Vo Hai Son, deputy director of the Ministry of Health's Department of Preventive Medicine, said dengue infections remained elevated in November and December 2025 instead of declining toward the end of the year as they had in previous years.
Health experts said outbreaks were no longer confined to specific regions or age groups.
Cases have been reported across most parts of the country, including northern provinces that historically recorded relatively few infections.
Angela Pratt, the World Health Organization's representative in Vietnam, said climate change, rapid urbanization, and increasingly difficult-to-predict epidemiological trends were driving changes in dengue transmission.

Angela Pratt, the World Health Organization's representative in Vietnam.
Son said Vietnam recorded about 371,000 dengue cases in 2022, while annual infections in recent years averaged around 150,000.
He said prolonged periods of hot, humid weather, and rainfall had created favorable conditions for mosquito breeding.
He also said the DENV-2 serotype was currently dominant, increasing the risk of severe illness.
According to Nguyen Thanh Hung, vice-president of the Vietnam Pediatric Association, the age distribution of dengue cases had shifted.
More than a decade ago, children under 15 accounted for 60 percent to 70 percent of cases in southern Vietnam, but infection rates among children and adults are now nearly equal, he said.
Hung said severe complications can occur between the third and fifth day of illness, when fever may subside and patients believe they are recovering.

Vo Hai Son, deputy director of the Ministry of Health's Department of Preventive Medicine.

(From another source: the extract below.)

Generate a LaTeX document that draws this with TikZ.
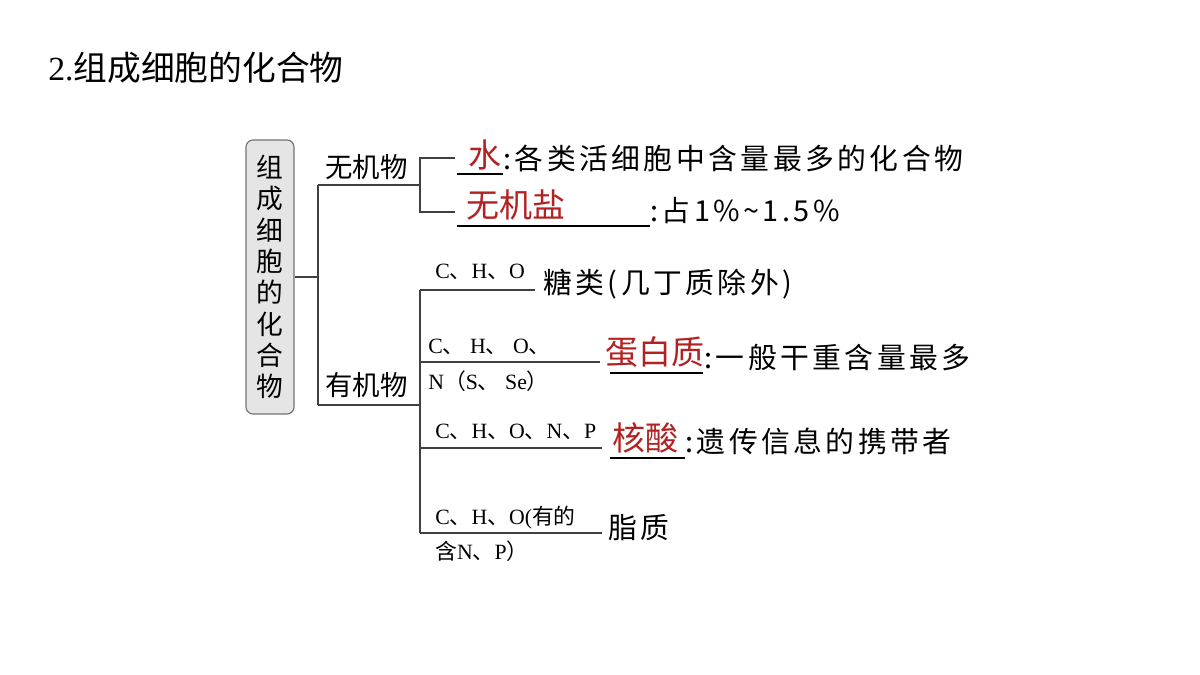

He said delayed treatment can increase the risk of shock, severe bleeding, multiple organ failure, and death.
Pratt said artificial intelligence and other technologies were helping strengthen early warning systems and improve forecasting of dengue transmission alongside traditional mosquito-control and disease-surveillance measures.
She said Vietnam had licensed a dengue vaccine and was preparing pilot programs to evaluate its potential inclusion in the national immunization program.
Son said health authorities were also studying pilot vaccination programs in selected localities while continuing mosquito-control efforts, public awareness campaigns, treatment-capacity improvements, and the use of environmental and weather data to support outbreak forecasting.